◆ **Brief**
Exactly as written, quote every line that follows, skipping the images.
# start of Given material
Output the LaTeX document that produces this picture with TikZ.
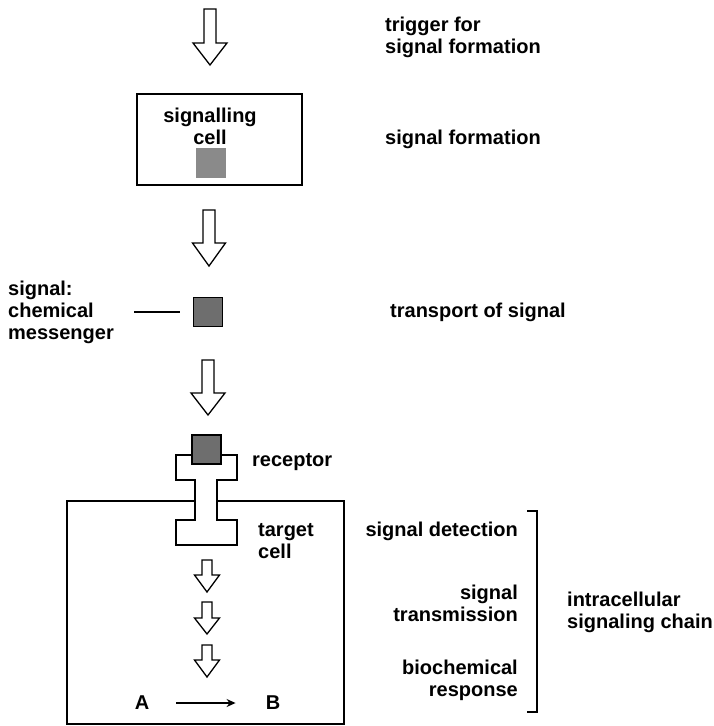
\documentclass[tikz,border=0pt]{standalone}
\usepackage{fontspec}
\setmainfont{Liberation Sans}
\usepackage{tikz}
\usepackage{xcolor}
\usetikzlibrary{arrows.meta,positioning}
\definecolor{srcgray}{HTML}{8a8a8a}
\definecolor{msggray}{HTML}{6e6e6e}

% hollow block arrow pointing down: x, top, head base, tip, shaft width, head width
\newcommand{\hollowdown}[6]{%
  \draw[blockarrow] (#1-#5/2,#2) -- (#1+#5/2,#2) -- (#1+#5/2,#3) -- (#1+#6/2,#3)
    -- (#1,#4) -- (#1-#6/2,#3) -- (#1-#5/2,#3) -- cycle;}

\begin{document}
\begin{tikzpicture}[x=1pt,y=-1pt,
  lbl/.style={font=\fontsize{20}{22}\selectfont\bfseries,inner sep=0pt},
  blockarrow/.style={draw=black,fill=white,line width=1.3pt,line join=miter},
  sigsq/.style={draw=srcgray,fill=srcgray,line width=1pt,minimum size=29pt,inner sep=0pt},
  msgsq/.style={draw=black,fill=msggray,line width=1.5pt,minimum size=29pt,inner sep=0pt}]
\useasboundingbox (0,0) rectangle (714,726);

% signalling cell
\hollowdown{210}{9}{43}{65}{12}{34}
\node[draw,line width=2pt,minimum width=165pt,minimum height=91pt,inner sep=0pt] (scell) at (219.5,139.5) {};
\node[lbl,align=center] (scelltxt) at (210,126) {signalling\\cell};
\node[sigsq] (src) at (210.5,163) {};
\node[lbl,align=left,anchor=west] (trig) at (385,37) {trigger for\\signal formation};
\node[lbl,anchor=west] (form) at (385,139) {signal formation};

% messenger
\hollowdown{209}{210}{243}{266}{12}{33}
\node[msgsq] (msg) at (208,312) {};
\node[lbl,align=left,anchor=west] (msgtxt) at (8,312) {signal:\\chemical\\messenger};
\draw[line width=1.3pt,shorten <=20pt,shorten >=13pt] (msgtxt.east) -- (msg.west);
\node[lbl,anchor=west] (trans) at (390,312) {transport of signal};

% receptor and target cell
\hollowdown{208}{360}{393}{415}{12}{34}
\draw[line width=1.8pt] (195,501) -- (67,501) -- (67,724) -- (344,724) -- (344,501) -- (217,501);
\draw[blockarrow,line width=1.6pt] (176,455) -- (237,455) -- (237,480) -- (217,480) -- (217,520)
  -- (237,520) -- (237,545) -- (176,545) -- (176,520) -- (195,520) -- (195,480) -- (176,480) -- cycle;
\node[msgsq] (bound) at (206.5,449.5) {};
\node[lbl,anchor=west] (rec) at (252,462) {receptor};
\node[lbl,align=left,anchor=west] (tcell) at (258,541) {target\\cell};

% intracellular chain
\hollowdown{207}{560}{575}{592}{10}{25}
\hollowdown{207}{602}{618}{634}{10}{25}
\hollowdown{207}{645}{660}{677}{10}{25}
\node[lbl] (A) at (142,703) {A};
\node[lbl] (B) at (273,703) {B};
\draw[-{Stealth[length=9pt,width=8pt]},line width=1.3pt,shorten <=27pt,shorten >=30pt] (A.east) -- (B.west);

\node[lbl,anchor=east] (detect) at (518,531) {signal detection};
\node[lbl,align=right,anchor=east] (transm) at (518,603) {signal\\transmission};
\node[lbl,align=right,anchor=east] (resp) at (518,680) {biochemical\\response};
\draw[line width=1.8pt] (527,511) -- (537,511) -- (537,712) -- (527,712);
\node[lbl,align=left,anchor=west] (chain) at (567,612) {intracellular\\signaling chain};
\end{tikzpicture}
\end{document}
# end of Given material
◆ **The output**
Output the LaTeX document that produces this picture with TikZ.
\documentclass[tikz,border=0pt]{standalone}
\usepackage{fontspec}
\setmainfont{Liberation Sans}
\usepackage{tikz}
\usepackage{xcolor}
\usetikzlibrary{arrows.meta,positioning}
\definecolor{srcgray}{HTML}{8a8a8a}
\definecolor{msggray}{HTML}{6e6e6e}

% hollow block arrow pointing down: x, top, head base, tip, shaft width, head width
\newcommand{\hollowdown}[6]{%
  \draw[blockarrow] (#1-#5/2,#2) -- (#1+#5/2,#2) -- (#1+#5/2,#3) -- (#1+#6/2,#3)
    -- (#1,#4) -- (#1-#6/2,#3) -- (#1-#5/2,#3) -- cycle;}

\begin{document}
\begin{tikzpicture}[x=1pt,y=-1pt,
  lbl/.style={font=\fontsize{20}{22}\selectfont\bfseries,inner sep=0pt},
  blockarrow/.style={draw=black,fill=white,line width=1.3pt,line join=miter},
  sigsq/.style={draw=srcgray,fill=srcgray,line width=1pt,minimum size=29pt,inner sep=0pt},
  msgsq/.style={draw=black,fill=msggray,line width=1.5pt,minimum size=29pt,inner sep=0pt}]
\useasboundingbox (0,0) rectangle (714,726);

% signalling cell
\hollowdown{210}{9}{43}{65}{12}{34}
\node[draw,line width=2pt,minimum width=165pt,minimum height=91pt,inner sep=0pt] (scell) at (219.5,139.5) {};
\node[lbl,align=center] (scelltxt) at (210,126) {signalling\\cell};
\node[sigsq] (src) at (210.5,163) {};
\node[lbl,align=left,anchor=west] (trig) at (385,37) {trigger for\\signal formation};
\node[lbl,anchor=west] (form) at (385,139) {signal formation};

% messenger
\hollowdown{209}{210}{243}{266}{12}{33}
\node[msgsq] (msg) at (208,312) {};
\node[lbl,align=left,anchor=west] (msgtxt) at (8,312) {signal:\\chemical\\messenger};
\draw[line width=1.3pt,shorten <=20pt,shorten >=13pt] (msgtxt.east) -- (msg.west);
\node[lbl,anchor=west] (trans) at (390,312) {transport of signal};

% receptor and target cell
\hollowdown{208}{360}{393}{415}{12}{34}
\draw[line width=1.8pt] (195,501) -- (67,501) -- (67,724) -- (344,724) -- (344,501) -- (217,501);
\draw[blockarrow,line width=1.6pt] (176,455) -- (237,455) -- (237,480) -- (217,480) -- (217,520)
  -- (237,520) -- (237,545) -- (176,545) -- (176,520) -- (195,520) -- (195,480) -- (176,480) -- cycle;
\node[msgsq] (bound) at (206.5,449.5) {};
\node[lbl,anchor=west] (rec) at (252,462) {receptor};
\node[lbl,align=left,anchor=west] (tcell) at (258,541) {target\\cell};

% intracellular chain
\hollowdown{207}{560}{575}{592}{10}{25}
\hollowdown{207}{602}{618}{634}{10}{25}
\hollowdown{207}{645}{660}{677}{10}{25}
\node[lbl] (A) at (142,703) {A};
\node[lbl] (B) at (273,703) {B};
\draw[-{Stealth[length=9pt,width=8pt]},line width=1.3pt,shorten <=27pt,shorten >=30pt] (A.east) -- (B.west);

\node[lbl,anchor=east] (detect) at (518,531) {signal detection};
\node[lbl,align=right,anchor=east] (transm) at (518,603) {signal\\transmission};
\node[lbl,align=right,anchor=east] (resp) at (518,680) {biochemical\\response};
\draw[line width=1.8pt] (527,511) -- (537,511) -- (537,712) -- (527,712);
\node[lbl,align=left,anchor=west] (chain) at (567,612) {intracellular\\signaling chain};
\end{tikzpicture}
\end{document}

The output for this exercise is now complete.